The ability to reverse changes can also come in the form of good coding practices. AWS CodeCommit allows Git tags in code repositories. By tagging each release once it has been deployed, you can quickly redeploy a previous version of your working code, should a problem arise in the code base. Lambda has a similar feature called versions.
Anticipating failure
Don't expect that just because you are moving to the cloud and the service that your application is relying on is labeled as a managed service, that you no longer need to worry about failures. Failures happen, maybe not often; however, when running a business, any sort of downtime can translate into lost revenue. Having a plan to mitigate risks (and also test that plan) can genuinely mean the difference in keeping your service-level agreement (SLA) or having to apologize or, even worse, having to give customers credits or refunds.
Learning from failure
Things fail from time to time, but when they do, it's important not to dwell on the failures. Instead, perform post-mortem analysis and find the lessons that can make the team and the workloads stronger and more resilient for the future. Sharing learning across teams helps bring everyone's perspective into focus. One of the main questions that should be asked and answered after failure is, Could the issue be resolved with automatic remediation?
One of the significant issues in larger organizations today is that in their quest of trying to be great, they stop being good. Sometimes, you need to be good at the things you do, especially on a daily basis. It can be a steppingstone to greatness. However, the eternal quest for excellence without the retrospective of what is preventing you from becoming good can sometimes be an exercise in spinning your wheels, and not gaining traction.
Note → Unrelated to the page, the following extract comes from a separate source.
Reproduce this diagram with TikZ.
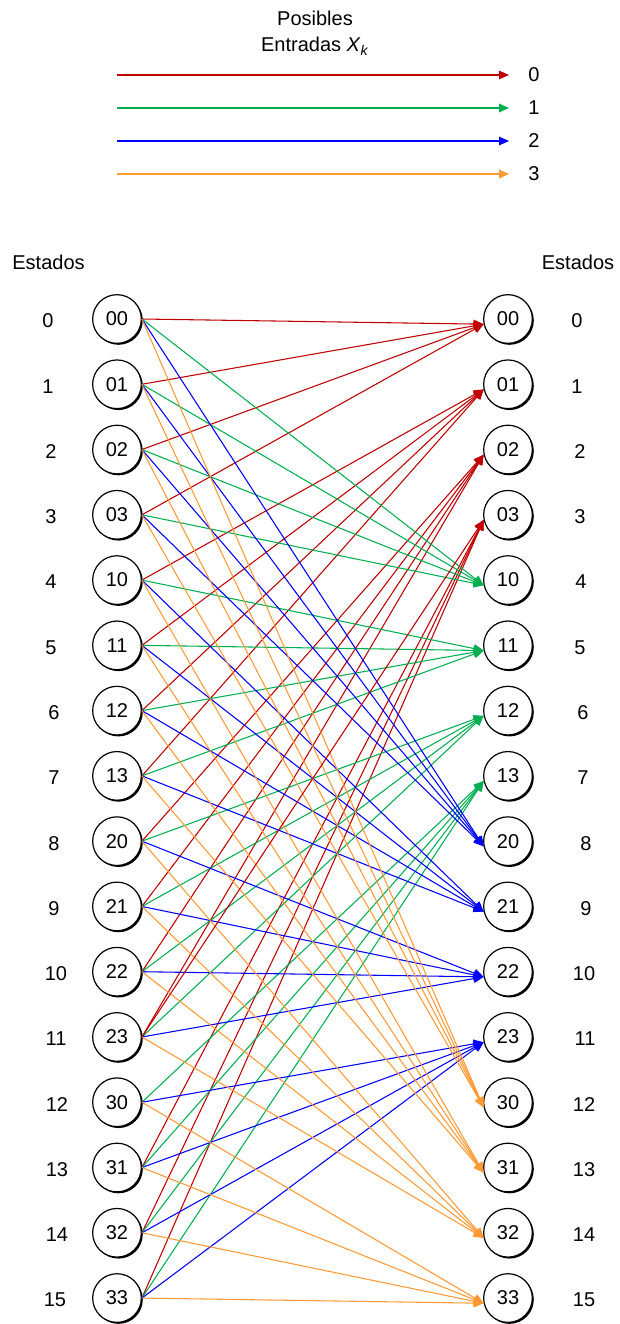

Example – operational excellence
Let's take a look at the following relevant example, which shows the implementation of automated patching for the instances in an environment:
If you have instances in your environment that you are self-managing and need to be updated with patch updates, then you can use System Manager – Patch Manager to help automate the task of keeping your operating systems up to date. This can be done on a regular basis using a Systems Manager Maintenance Task.
The initial step would be to make sure that the SSM agent (formally known as Simple Systems Manager) is installed on the machines that you want to stay up to date with patching.
Next, you would create a patching baseline, which includes rules for auto-approving patches within days of their release, as well as a list of both approved and rejected patches.
After that, you may need to modify the IAM role on the instance to make sure that the SSM service has the correct permissions.
Optionally, you can set up patch management groups. In the preceding diagram, we can see that we have two different types of servers, and they are both running on the same operating system. However, they are running different functions, so we would want to set up one patching group for the Linux servers and one group for the Database servers. The Database servers may only get critical patches, whereas the Linux servers may get the critical patches as well as the update patches.